Omit the pictures and print exactly the lines of the listing below, starting at the first and ending at the line containing "(200,22) (220,28) (243,33)".

-- Begin DATA EXTRACT --

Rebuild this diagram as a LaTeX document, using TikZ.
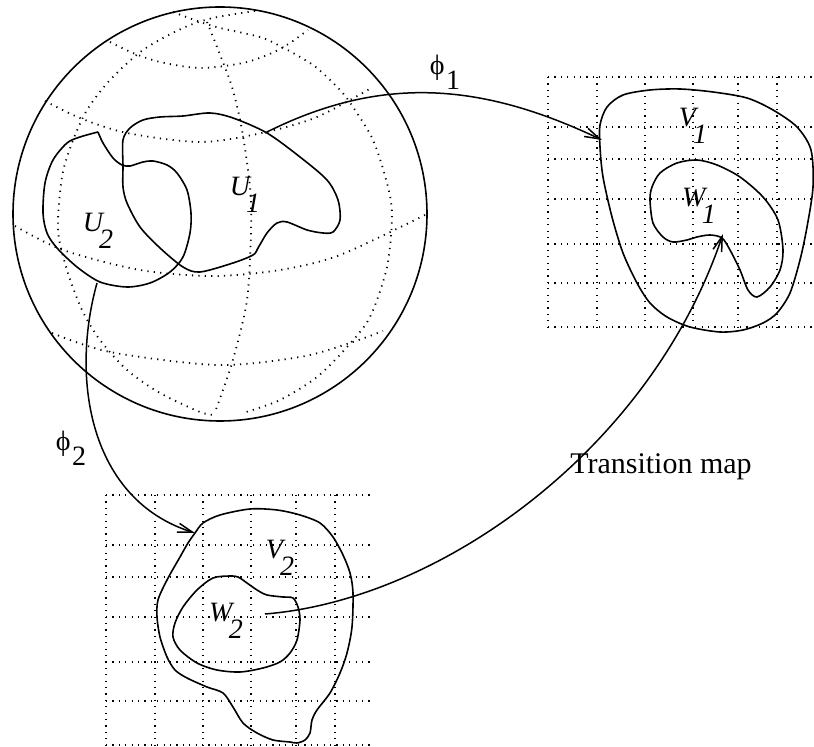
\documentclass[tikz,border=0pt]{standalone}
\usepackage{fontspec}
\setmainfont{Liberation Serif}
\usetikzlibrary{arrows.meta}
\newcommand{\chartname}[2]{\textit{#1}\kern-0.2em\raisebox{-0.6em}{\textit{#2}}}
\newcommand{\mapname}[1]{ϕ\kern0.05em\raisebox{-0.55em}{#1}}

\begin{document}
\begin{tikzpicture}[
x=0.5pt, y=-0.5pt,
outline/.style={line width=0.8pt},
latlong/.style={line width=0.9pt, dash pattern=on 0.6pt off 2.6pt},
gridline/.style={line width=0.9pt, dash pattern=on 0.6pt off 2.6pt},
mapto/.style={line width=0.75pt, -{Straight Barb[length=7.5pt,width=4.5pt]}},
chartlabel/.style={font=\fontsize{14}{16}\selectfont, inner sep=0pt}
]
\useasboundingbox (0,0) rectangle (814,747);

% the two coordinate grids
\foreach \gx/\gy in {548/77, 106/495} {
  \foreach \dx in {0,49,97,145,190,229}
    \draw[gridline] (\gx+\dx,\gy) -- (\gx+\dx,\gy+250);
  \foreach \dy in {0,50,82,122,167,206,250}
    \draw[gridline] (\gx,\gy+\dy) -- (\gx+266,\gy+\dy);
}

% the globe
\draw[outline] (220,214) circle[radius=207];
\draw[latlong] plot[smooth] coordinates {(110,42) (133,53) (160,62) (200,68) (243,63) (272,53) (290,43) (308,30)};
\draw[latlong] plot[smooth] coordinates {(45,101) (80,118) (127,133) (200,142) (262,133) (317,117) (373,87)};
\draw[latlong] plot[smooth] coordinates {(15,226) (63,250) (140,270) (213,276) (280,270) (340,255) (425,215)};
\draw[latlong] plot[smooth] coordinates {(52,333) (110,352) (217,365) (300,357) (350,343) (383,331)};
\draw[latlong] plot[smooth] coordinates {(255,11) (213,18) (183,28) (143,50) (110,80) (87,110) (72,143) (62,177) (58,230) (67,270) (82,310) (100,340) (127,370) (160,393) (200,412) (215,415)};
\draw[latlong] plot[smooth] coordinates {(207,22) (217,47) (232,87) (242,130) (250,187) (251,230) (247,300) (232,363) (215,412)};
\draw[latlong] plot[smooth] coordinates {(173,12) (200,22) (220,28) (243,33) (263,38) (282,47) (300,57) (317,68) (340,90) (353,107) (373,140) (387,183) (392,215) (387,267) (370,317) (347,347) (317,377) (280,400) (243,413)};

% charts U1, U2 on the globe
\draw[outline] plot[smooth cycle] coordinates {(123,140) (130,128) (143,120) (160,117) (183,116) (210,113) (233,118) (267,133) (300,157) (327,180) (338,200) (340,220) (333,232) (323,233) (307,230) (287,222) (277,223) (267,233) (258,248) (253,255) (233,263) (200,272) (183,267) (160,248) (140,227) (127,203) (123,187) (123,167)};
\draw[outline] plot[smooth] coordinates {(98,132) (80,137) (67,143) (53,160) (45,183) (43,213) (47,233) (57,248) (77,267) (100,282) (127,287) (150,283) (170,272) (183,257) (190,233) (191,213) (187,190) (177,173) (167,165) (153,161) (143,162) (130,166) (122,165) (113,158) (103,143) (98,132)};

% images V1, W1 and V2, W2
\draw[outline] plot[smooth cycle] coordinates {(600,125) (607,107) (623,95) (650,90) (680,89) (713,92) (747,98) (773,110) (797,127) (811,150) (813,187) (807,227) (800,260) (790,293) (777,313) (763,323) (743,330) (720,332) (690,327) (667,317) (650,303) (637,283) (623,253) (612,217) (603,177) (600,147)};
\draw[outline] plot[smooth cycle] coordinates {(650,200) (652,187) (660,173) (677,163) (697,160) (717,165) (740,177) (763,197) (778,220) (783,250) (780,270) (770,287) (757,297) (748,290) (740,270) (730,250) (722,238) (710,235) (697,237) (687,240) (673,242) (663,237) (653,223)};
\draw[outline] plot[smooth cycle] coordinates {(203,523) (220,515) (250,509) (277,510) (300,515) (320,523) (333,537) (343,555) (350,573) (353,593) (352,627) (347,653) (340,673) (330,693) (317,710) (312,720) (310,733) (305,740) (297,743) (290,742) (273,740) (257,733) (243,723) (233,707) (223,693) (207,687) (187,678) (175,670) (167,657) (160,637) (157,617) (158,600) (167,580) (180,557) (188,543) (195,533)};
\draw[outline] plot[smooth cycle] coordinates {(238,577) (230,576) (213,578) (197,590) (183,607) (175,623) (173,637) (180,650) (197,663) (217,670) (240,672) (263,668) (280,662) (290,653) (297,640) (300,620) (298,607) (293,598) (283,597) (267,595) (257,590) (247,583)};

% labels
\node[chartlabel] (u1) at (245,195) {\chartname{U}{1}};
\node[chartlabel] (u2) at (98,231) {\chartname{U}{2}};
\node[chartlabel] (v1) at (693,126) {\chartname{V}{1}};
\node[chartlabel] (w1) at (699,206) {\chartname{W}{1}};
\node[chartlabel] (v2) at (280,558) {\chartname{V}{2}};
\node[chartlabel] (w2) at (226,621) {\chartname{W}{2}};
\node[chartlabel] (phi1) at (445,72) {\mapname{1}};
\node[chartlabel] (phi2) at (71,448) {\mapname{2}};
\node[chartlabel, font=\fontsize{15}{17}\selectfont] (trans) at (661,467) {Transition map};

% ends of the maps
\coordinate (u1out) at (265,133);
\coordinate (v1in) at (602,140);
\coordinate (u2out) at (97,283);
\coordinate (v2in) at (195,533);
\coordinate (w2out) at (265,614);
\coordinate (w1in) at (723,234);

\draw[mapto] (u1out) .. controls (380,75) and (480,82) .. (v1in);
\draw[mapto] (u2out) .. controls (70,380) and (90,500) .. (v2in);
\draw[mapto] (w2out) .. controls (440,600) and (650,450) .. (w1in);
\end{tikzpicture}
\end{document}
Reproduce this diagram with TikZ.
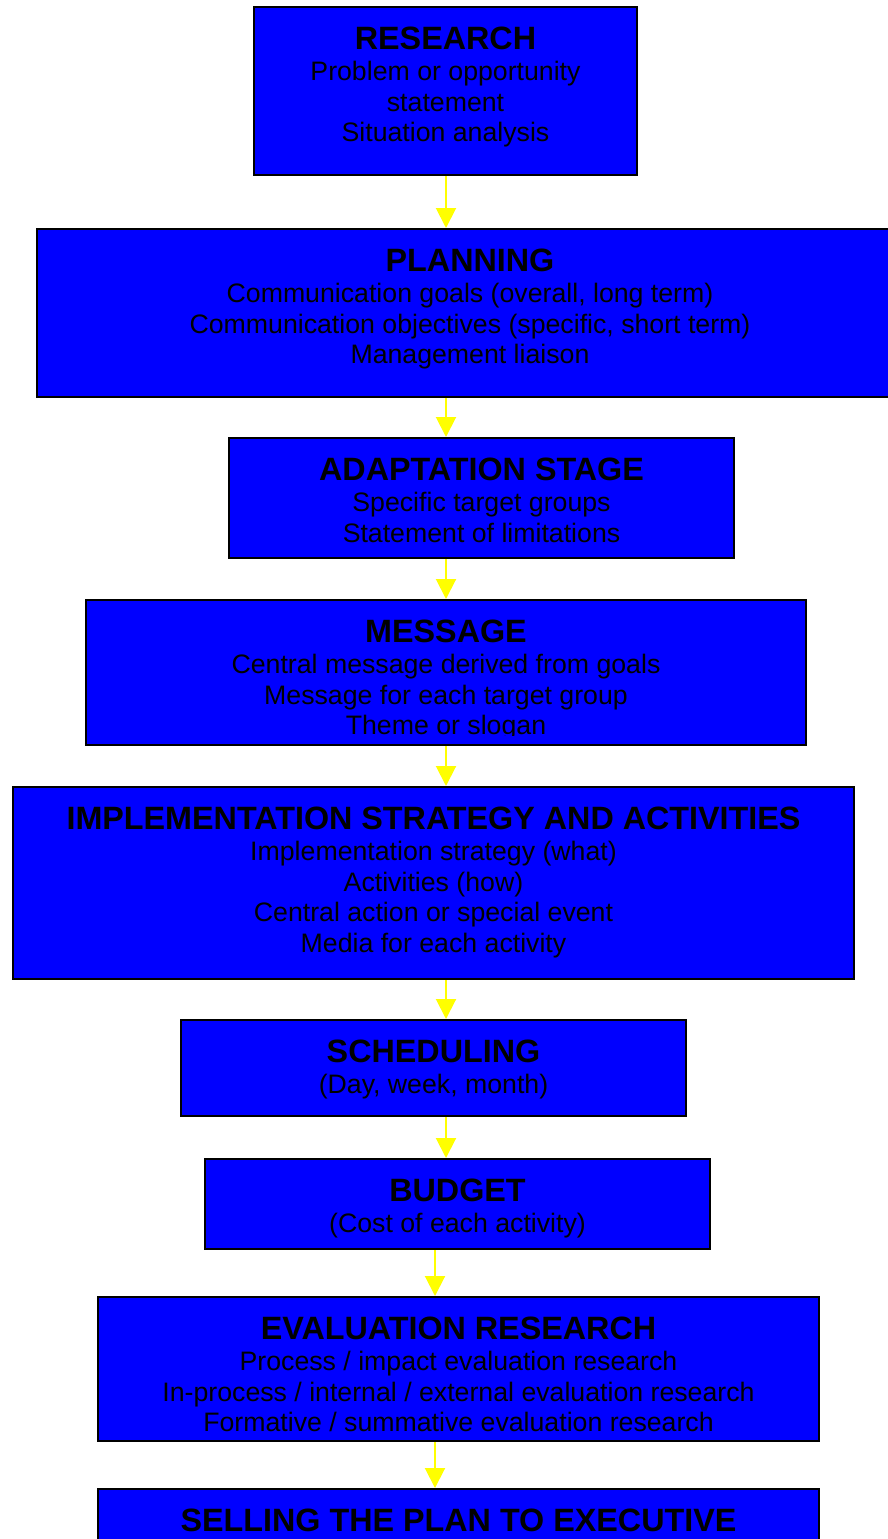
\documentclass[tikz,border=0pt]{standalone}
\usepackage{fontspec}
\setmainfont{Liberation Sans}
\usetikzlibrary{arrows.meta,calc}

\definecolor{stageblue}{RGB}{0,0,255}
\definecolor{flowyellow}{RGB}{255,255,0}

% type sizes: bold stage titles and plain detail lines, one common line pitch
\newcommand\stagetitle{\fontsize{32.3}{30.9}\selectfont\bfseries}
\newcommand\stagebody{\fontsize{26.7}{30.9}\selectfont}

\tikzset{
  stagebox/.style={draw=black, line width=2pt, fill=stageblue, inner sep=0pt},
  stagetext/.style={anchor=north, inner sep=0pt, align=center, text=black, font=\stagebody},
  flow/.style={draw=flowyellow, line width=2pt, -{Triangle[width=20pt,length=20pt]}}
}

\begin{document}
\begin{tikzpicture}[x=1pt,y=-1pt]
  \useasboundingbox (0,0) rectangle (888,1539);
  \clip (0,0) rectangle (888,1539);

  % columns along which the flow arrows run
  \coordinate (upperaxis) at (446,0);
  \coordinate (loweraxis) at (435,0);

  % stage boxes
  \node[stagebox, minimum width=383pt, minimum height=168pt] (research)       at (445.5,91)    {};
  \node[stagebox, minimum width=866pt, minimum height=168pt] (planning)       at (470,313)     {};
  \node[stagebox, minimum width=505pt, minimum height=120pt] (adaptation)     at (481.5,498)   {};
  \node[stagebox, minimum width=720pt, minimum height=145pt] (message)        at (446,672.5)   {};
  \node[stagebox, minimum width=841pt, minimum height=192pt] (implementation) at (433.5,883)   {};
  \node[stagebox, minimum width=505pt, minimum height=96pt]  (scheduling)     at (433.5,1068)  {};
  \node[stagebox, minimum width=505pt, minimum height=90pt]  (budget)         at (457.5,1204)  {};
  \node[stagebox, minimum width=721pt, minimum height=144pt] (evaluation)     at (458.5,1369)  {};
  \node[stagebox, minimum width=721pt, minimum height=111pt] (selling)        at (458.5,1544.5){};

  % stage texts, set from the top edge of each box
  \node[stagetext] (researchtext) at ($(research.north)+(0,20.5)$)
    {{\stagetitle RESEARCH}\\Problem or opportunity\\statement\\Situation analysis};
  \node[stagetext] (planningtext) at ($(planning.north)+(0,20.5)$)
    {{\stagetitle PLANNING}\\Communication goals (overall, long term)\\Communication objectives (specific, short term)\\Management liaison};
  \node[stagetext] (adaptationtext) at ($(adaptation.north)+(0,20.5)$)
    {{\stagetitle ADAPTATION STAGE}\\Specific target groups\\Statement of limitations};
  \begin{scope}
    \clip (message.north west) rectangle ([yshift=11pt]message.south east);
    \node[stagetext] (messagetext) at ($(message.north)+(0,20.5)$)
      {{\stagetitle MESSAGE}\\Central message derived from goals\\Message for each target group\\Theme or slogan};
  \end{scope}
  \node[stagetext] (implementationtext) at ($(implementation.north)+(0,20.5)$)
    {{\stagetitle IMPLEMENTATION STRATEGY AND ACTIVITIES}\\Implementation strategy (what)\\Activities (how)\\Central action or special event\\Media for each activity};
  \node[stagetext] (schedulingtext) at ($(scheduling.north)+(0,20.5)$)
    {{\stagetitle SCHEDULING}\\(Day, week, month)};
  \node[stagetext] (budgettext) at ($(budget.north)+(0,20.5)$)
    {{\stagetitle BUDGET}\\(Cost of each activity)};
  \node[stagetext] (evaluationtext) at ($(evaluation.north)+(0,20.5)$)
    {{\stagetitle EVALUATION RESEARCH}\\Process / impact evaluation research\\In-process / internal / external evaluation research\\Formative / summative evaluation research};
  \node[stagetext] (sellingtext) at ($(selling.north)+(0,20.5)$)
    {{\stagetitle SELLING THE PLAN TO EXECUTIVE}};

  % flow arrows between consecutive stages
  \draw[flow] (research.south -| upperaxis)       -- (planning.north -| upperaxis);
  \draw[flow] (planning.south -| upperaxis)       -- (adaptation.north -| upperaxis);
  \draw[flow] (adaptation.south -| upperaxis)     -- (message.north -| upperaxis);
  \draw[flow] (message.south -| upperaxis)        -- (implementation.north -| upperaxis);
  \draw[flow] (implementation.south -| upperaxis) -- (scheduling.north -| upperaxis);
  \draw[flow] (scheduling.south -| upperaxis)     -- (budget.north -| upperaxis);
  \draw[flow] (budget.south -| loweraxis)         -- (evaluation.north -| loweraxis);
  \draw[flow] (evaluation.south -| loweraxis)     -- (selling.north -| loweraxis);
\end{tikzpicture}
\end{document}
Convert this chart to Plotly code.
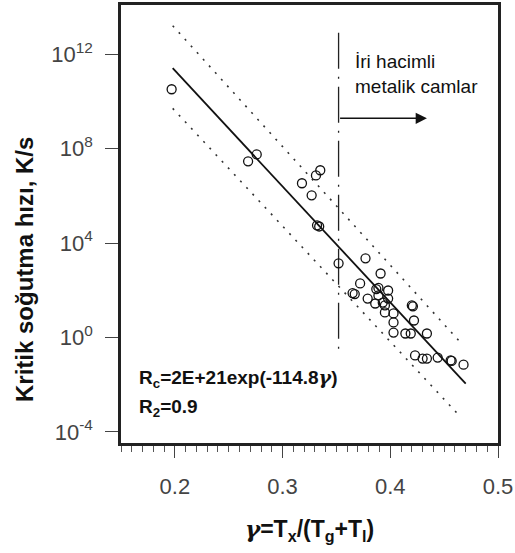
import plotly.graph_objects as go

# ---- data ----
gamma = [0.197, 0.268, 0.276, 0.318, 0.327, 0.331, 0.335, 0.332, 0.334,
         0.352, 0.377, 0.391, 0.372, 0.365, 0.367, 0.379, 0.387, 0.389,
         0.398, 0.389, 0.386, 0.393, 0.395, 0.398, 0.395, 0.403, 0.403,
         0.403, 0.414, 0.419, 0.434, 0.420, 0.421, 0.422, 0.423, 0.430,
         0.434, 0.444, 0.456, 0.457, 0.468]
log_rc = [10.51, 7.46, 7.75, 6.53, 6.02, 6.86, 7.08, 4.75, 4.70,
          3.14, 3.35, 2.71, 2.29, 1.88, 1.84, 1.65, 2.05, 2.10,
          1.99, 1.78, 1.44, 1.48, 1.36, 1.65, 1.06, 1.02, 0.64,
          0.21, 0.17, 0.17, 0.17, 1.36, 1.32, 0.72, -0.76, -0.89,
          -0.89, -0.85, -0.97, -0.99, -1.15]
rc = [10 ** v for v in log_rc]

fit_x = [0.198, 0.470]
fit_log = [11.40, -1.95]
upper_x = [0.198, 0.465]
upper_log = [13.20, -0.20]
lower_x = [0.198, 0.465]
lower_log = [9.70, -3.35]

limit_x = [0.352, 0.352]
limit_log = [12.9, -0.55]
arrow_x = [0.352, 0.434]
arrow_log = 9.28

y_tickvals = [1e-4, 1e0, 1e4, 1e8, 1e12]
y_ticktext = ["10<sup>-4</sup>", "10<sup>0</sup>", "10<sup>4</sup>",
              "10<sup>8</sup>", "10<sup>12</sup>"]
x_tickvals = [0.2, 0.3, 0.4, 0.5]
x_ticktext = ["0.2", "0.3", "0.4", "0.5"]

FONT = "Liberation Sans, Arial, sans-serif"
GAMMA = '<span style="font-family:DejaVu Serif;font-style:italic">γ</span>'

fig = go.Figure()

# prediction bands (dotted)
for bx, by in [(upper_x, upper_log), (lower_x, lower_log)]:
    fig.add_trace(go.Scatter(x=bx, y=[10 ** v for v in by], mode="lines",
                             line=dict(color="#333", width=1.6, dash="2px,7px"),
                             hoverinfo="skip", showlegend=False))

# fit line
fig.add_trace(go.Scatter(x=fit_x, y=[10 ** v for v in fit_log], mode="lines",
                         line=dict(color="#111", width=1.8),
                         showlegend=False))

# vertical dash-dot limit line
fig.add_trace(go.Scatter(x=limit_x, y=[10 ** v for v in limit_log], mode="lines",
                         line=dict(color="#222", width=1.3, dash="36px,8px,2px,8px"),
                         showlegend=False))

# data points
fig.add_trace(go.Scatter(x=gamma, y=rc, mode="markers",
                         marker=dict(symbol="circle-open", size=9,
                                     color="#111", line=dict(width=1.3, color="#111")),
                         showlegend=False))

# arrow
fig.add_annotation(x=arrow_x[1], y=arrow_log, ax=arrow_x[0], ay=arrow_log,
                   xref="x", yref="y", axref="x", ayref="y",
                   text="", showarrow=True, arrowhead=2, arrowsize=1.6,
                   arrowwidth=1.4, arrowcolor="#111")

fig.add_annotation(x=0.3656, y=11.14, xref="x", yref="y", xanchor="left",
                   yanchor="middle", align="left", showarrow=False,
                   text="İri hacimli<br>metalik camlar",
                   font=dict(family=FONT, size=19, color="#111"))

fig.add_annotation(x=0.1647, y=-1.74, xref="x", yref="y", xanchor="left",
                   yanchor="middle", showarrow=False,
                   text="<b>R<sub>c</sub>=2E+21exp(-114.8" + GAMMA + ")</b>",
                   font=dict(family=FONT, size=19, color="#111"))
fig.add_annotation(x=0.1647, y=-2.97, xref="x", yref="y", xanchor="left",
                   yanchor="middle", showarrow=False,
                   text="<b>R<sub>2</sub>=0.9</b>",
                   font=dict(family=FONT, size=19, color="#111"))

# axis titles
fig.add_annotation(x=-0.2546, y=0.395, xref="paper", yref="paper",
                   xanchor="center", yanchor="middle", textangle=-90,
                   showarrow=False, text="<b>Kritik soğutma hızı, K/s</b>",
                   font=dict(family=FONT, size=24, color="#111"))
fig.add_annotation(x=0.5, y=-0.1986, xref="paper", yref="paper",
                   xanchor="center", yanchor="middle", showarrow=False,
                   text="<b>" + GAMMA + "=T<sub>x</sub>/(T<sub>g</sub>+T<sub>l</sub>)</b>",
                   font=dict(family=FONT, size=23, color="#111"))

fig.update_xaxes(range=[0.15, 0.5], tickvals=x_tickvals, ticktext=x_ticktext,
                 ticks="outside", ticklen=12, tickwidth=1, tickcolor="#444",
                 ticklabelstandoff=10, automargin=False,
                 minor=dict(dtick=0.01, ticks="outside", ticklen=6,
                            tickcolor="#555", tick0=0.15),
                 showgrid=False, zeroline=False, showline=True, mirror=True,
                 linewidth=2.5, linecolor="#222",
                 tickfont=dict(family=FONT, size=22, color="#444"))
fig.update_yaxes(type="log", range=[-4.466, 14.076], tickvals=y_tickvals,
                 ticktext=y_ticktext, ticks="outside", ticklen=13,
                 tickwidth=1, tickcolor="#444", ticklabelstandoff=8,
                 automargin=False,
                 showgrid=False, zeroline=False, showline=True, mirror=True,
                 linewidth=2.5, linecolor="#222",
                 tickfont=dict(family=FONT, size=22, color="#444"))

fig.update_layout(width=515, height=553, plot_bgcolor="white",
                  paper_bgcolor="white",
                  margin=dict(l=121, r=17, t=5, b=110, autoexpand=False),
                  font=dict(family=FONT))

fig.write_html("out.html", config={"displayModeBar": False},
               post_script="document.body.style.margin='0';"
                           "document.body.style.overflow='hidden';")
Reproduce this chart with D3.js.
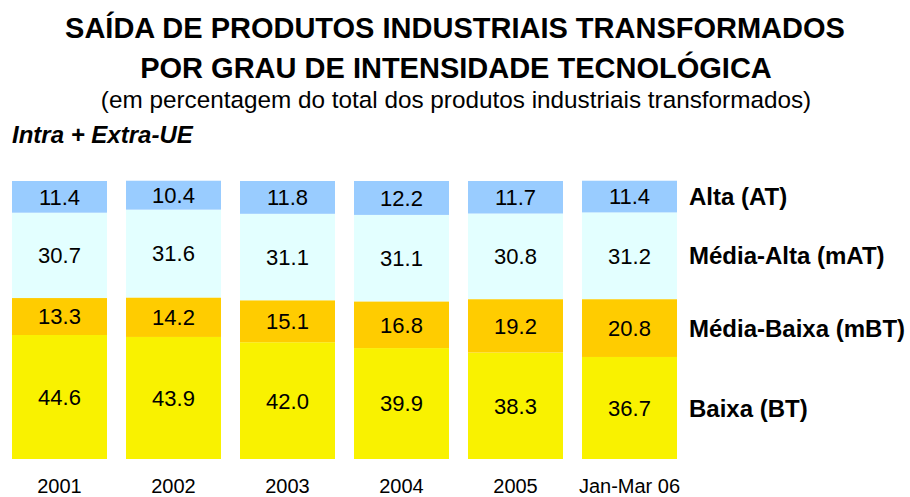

-- End DATA EXTRACT --

**THE RESULT**
Rebuild this diagram as a LaTeX document, using TikZ.
\documentclass[tikz,border=0pt]{standalone}
\usepackage{fontspec}
\setmainfont{Liberation Serif}
\usetikzlibrary{arrows.meta}
\newcommand{\chartname}[2]{\textit{#1}\kern-0.2em\raisebox{-0.6em}{\textit{#2}}}
\newcommand{\mapname}[1]{ϕ\kern0.05em\raisebox{-0.55em}{#1}}

\begin{document}
\begin{tikzpicture}[
x=0.5pt, y=-0.5pt,
outline/.style={line width=0.8pt},
latlong/.style={line width=0.9pt, dash pattern=on 0.6pt off 2.6pt},
gridline/.style={line width=0.9pt, dash pattern=on 0.6pt off 2.6pt},
mapto/.style={line width=0.75pt, -{Straight Barb[length=7.5pt,width=4.5pt]}},
chartlabel/.style={font=\fontsize{14}{16}\selectfont, inner sep=0pt}
]
\useasboundingbox (0,0) rectangle (814,747);

% the two coordinate grids
\foreach \gx/\gy in {548/77, 106/495} {
  \foreach \dx in {0,49,97,145,190,229}
    \draw[gridline] (\gx+\dx,\gy) -- (\gx+\dx,\gy+250);
  \foreach \dy in {0,50,82,122,167,206,250}
    \draw[gridline] (\gx,\gy+\dy) -- (\gx+266,\gy+\dy);
}

% the globe
\draw[outline] (220,214) circle[radius=207];
\draw[latlong] plot[smooth] coordinates {(110,42) (133,53) (160,62) (200,68) (243,63) (272,53) (290,43) (308,30)};
\draw[latlong] plot[smooth] coordinates {(45,101) (80,118) (127,133) (200,142) (262,133) (317,117) (373,87)};
\draw[latlong] plot[smooth] coordinates {(15,226) (63,250) (140,270) (213,276) (280,270) (340,255) (425,215)};
\draw[latlong] plot[smooth] coordinates {(52,333) (110,352) (217,365) (300,357) (350,343) (383,331)};
\draw[latlong] plot[smooth] coordinates {(255,11) (213,18) (183,28) (143,50) (110,80) (87,110) (72,143) (62,177) (58,230) (67,270) (82,310) (100,340) (127,370) (160,393) (200,412) (215,415)};
\draw[latlong] plot[smooth] coordinates {(207,22) (217,47) (232,87) (242,130) (250,187) (251,230) (247,300) (232,363) (215,412)};
\draw[latlong] plot[smooth] coordinates {(173,12) (200,22) (220,28) (243,33) (263,38) (282,47) (300,57) (317,68) (340,90) (353,107) (373,140) (387,183) (392,215) (387,267) (370,317) (347,347) (317,377) (280,400) (243,413)};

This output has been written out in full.